Chasidic education is clothing and ritual education. It has little to do with Torah.
Modern orthodox education has to do with money and existentialisms and comfort. and nationalistic ideas of Hegel. Also it has nothing to do with Torah.

S. said...

>(The closest thing I could think of is Herman Wouk's This is My God which is Hirsch updated for 1950s America.)

That was a big one for me (Wouk, that is). I was never a huge fan of Hirsch, but I used to get a real sense of joy from reading him (that is, I felt that he felt joy, not that I did). Then I realized that his linguistics were not what they seemed and that he was a witch hunter, and the whole thing soured for me.

>As for me, I must admit that there was something particularly dangerous in Hirsch in that, considering my Asperger mental framework, I was not intuitevly aware that I was not operating in nineteenth century Germany and that I should not be trying to be a nineteenth century German.

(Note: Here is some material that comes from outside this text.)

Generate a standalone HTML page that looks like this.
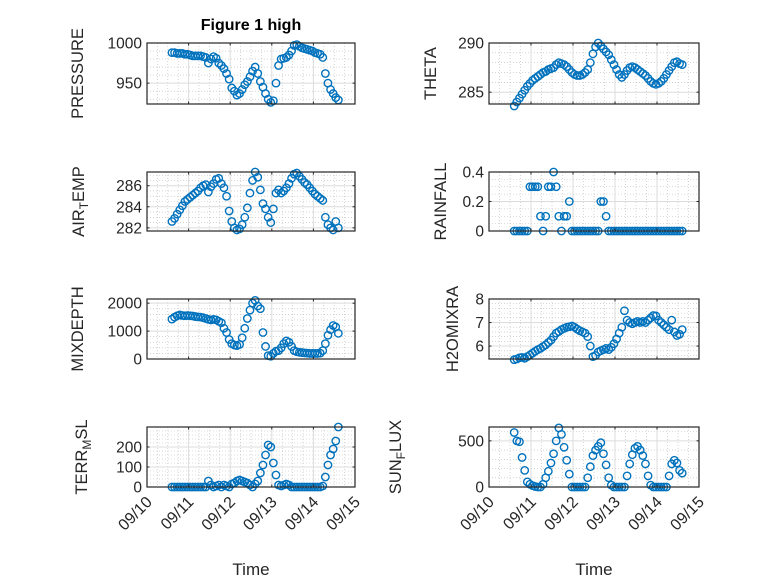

That is really interesting to me. I agree re R. Sacks, although sadly I am too far fallen for such books to have any kind of religious effect on me. I *like* him, and I think he is and can be a great influence on Orthodox Jews, modern or otherwise. I suppose if there is anyone at all who is a religious influence on me, it is Shadal, who, although he died 145 years ago, is really in many respects an 18th century type of Italian Jew as a 19th century one. That's kind of sad if the last Jew who had something religious to say to me was born in 1800.